Recently, I've been requested by non-data-mining colleagues to explain how Classification and Regression Trees work. While a detailed explanation with examples exists in my co-authored textbook
Data Mining for Business Intelligence, I found that the following explanation worked well with people who are familiar with Excel's Pivot Tables:
|
Classification tree for predicting vulnerability to famine |
Suppose the goal is to generate predictions for some variable, numerical or categorical, given a set of predictors. The idea behind trees is to create groups of records with similar profiles in terms of their predictors, and then average the outcome variable of interest to generate a prediction.

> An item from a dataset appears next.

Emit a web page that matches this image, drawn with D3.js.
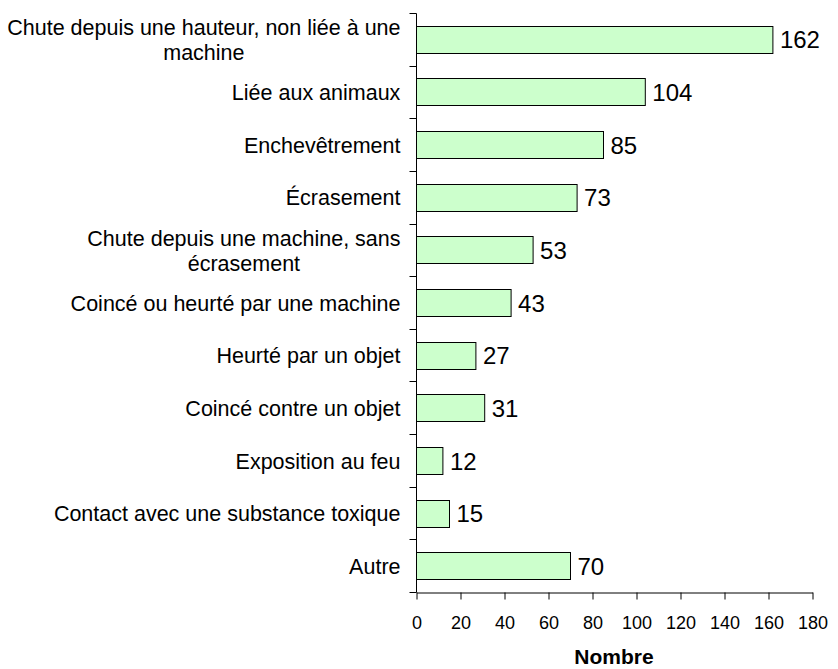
<!DOCTYPE html>
<html>
<head>
<meta charset="utf-8">
<script src="https://cdn.jsdelivr.net/npm/d3@7"></script>
<style>
  html, body { margin: 0; padding: 0; background: #fff; }
  svg { display: block; font-family: Arial, "Liberation Sans", sans-serif; }
</style>
</head>
<body>
<svg id="chart" width="838" height="669"></svg>
<script>
// Causes of injury, count per category (top to bottom)
const categories = [
  ["Chute depuis une hauteur, non liée à une", "machine"],
  ["Liée aux animaux"],
  ["Enchevêtrement"],
  ["Écrasement"],
  ["Chute depuis une machine, sans", "écrasement"],
  ["Coincé ou heurté par une machine"],
  ["Heurté par un objet"],
  ["Coincé contre un objet"],
  ["Exposition au feu"],
  ["Contact avec une substance toxique"],
  ["Autre"]
];
const values = [162, 104, 85, 73, 53, 43, 27, 31, 12, 15, 70];
const xTicks = [0, 20, 40, 60, 80, 100, 120, 140, 160, 180];
const xTitle = "Nombre";

const svg = d3.select("#chart");
const plot = { left: 416, right: 812, top: 13, bottom: 592 };

const keys = categories.map(c => c.join(" "));
const x = d3.scaleLinear().domain([0, 180]).range([plot.left, plot.right]);
const y = d3.scaleBand().domain(keys)
  .range([plot.top, plot.bottom])
  .paddingInner(0.487).paddingOuter(0.2435);

const g = svg.append("g").attr("transform", "translate(0.5,0.5)");

// bars
g.selectAll("rect.bar").data(values).join("rect")
  .attr("class", "bar")
  .attr("x", x(0))
  .attr("y", (d, i) => Math.round(y(keys[i])))
  .attr("width", d => x(d) - x(0))
  .attr("height", Math.round(y.bandwidth()))
  .attr("fill", "#CCFFCC")
  .attr("stroke", "#000")
  .attr("stroke-width", 1);

// value labels
g.selectAll("text.val").data(values).join("text")
  .attr("class", "val")
  .attr("x", d => x(d) + 7)
  .attr("y", (d, i) => y(keys[i]) + y.bandwidth() / 2)
  .attr("dy", "0.36em")
  .attr("font-size", 24)
  .attr("fill", "#000")
  .text(d => d);

// category axis: line plus ticks at band boundaries
const gap = (y.step() - y.bandwidth()) / 2;
const bounds = keys.map(k => y(k) - gap).concat([y(keys[keys.length - 1]) + y.bandwidth() + gap]);
g.append("line")
  .attr("x1", x(0)).attr("x2", x(0))
  .attr("y1", Math.round(bounds[0])).attr("y2", Math.round(bounds[bounds.length - 1]))
  .attr("stroke", "#000");
g.selectAll("line.ytick").data(bounds).join("line")
  .attr("class", "ytick")
  .attr("x1", x(0) - 7).attr("x2", x(0))
  .attr("y1", d => Math.round(d)).attr("y2", d => Math.round(d))
  .attr("stroke", "#000");

// category labels, right-aligned block with centred wrapped lines
const lineH = 25;
categories.forEach((lines, i) => {
  const cy = y(keys[i]) + y.bandwidth() / 2;
  const t = g.append("text")
    .attr("font-size", 21.5)
    .attr("fill", "#000")
    .attr("text-anchor", "middle");
  lines.forEach((ln, j) => {
    t.append("tspan")
      .attr("x", 0)
      .attr("y", cy + (j - (lines.length - 1) / 2) * lineH)
      .attr("dy", "0.36em")
      .text(ln);
  });
  const w = t.node().getBBox().width;
  t.attr("transform", `translate(${x(0) - 16 - w / 2},0)`);
});

// value axis
const xAxis = d3.axisBottom(x).tickValues(xTicks).tickSize(7).tickSizeOuter(0).tickPadding(17);
const ax = g.append("g")
  .attr("transform", `translate(0,${Math.round(bounds[bounds.length - 1])})`)
  .call(xAxis);
ax.select(".domain").attr("stroke", "#000");
ax.selectAll(".tick line").attr("stroke", "#000");
ax.selectAll(".tick text")
  .attr("font-size", 18)
  .attr("font-family", "Arial, 'Liberation Sans', sans-serif")
  .attr("fill", "#000");

// axis title
svg.append("text")
  .attr("x", (plot.left + plot.right) / 2)
  .attr("y", 664)
  .attr("text-anchor", "middle")
  .attr("font-size", 21)
  .attr("font-weight", "bold")
  .attr("fill", "#000")
  .text(xTitle);
</script>
</body>
</html>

Here's an interesting example from the paper
Identifying Indicators of Vulnerability to Famine and Chronic Food Insecurity by Yohannes and Webb, showing predictors of vulnerability to famine based on a survey of households. The image shows all the predictors that were identified by the tree, which appear below each circle. Each predictor is a binary variable and you go right or left depending on the value of the predictor. It is easiest to start reading from the top, with an household in mind.
Our goal is to generate groups of households with similar profiles, where
profiles are the combination of answers to different survey questions.
Using the language of pivot tables, our predictions will be in the Values field, and we can use the Row (or Column) Labels to break down the predictors. What does the tree do? Here's a "pivot table" description:
- Drag the outcome of interest into the Values area
- Find the first predictor that best splits the profiles and drag it into the Row Label field*.
- Given the first predictor, find the next predictor to further split the profiles, and drag into the Row Label field** .
- Given the first two splits, find the next predictor to further split the profiles (could also be one of the earlier variables) and drag into the Row Label field***
- Continue this process until some over-fitting criterion is reached
You might imagine the final result as a really crowded Pivot Table, with multiple predictors in the Row Label fields. This is indeed quite close, except for two slight differences:
* Each time a predictor is dragged into the Row or Column Labels fields, it is converted into a binary variable, creating only two classes. For example,
- Gender would not change (Female/Male)
- Country could be turned into "India/Other".
- noncereal yield was discretized into "Above/below 4.7".
** After a predictor is dragged, the next predictor is actually dragged only into one of the two splits of the first predictor. In our example, after dragging
noncereal yield (Above/Below 4.7), the predictor
oxen owned (Above/Below 1.5) only applies to
noncereal yield Below 4.7.
*** We also note that a tree can "drag" a predictor more than once into the Row Labels fields. For example,
TLU/capita appears twice in the tree, so theoretically in the pivot table we'd drag
TLU/capita after
oxen owned and again after
crop diversity.
So where is the "intelligence" of a tree over an elaborate pivot table? First, it automatically determines
which predictor is the best one to use at each stage. Second, it automatically determines
the value on which to split. Third, it knows
when to stop, to avoid over-fitting the data. In a pivot table, the user would have to determine which predictors to include, their order, and what are the critical values to split on. And finally, this complex process going on behind the scenes is easily interpretable by a tree chart.